What is the good of this knowledge, you see? It’s the same as having an elaborate and powerful egoic existence. What is the good of it? Is such a being happy? Does such a being do good? Is to have a lot of mechanical worldly power and wealth and so forth, is that a good achievement? Is the collective powerfulness and knowingness of mankind making mankind happy and producing a unity of existence in which people are thriving, at least within the limits of mortality in some positive manner, or is it becoming more and more a deadly competitive place in which knowledge in the scientific sense is the method of power and destruction?
Devotee: It’s a dangerous intoxication Beloved.
GENUINE WISDOM
Adi Da Samraj: Yes, it is.
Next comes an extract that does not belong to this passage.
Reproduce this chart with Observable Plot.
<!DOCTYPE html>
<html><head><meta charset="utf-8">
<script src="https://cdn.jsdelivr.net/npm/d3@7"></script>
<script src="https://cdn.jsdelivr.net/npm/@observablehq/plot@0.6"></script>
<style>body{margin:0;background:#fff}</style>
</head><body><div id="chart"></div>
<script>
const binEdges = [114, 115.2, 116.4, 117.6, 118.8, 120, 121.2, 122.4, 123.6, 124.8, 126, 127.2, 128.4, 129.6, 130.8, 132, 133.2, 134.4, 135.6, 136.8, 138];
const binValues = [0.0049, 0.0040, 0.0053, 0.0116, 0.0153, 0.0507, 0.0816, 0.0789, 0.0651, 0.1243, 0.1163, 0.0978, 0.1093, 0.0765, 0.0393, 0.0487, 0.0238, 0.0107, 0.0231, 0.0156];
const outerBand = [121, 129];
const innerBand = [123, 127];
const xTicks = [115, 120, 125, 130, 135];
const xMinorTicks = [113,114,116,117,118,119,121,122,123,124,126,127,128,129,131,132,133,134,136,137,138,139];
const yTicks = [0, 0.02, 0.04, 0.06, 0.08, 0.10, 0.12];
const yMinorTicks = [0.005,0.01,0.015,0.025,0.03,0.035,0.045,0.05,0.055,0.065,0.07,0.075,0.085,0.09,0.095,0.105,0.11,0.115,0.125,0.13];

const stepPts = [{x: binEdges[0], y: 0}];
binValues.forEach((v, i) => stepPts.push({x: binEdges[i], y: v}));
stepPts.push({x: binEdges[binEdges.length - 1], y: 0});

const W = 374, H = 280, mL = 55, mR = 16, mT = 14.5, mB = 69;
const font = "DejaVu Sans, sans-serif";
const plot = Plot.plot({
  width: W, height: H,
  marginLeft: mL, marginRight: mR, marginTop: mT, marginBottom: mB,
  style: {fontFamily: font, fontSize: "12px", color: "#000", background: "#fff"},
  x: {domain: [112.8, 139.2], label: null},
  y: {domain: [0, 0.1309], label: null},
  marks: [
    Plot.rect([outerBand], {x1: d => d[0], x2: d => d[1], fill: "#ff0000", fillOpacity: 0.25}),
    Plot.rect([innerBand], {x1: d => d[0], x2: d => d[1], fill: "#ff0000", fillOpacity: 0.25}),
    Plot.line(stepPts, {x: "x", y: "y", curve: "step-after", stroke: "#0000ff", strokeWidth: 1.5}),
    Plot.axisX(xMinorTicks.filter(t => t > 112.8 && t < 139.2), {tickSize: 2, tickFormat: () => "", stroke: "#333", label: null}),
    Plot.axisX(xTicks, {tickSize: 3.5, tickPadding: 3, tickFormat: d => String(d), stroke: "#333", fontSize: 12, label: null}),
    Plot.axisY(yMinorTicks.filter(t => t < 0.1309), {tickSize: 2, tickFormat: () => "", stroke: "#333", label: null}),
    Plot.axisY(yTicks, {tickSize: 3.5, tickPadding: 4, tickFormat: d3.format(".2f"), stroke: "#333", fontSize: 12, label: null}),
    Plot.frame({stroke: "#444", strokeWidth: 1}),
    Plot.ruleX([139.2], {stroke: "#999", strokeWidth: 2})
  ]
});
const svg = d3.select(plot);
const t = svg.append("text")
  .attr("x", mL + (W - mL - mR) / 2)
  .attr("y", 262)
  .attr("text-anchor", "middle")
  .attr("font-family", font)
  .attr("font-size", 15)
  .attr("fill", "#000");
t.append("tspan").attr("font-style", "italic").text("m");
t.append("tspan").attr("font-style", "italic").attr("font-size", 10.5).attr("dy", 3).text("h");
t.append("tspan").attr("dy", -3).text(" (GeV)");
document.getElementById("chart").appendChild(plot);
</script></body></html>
As it said in power corrupts, absolute power corrupts absolutely. Inversely, it’s also said powerlessness corrupts, and absolute powerlessness corrupts absolutely. You can’t win as an ego. egoic society, ego-based society can’t win. Ego-based knowledge isn’t a winner. You see? That doesn’t mean that there’s no use in it. It has all kinds of used potentially. Practical and positive. Also negative. It has both sides, all sides.
In summary, it has all of the virtues and limitations of egoity itself, and it is, whether taken the form of power or powerlessness, still bondage or an exercise in the circumstance of bondage and delusion has nothing to do with happiness or realization of reality ultimately. It’s not enough. At best, it has a subordinate use in the midst of human existence and should be subordinate. Not merely to conventional religiosity, but to the exercise of genuine wisdom and self-transcending communion with reality itself. Egoity, whether you make a lifetime out of it or an entire culture out of it, becomes a dreadful destiny.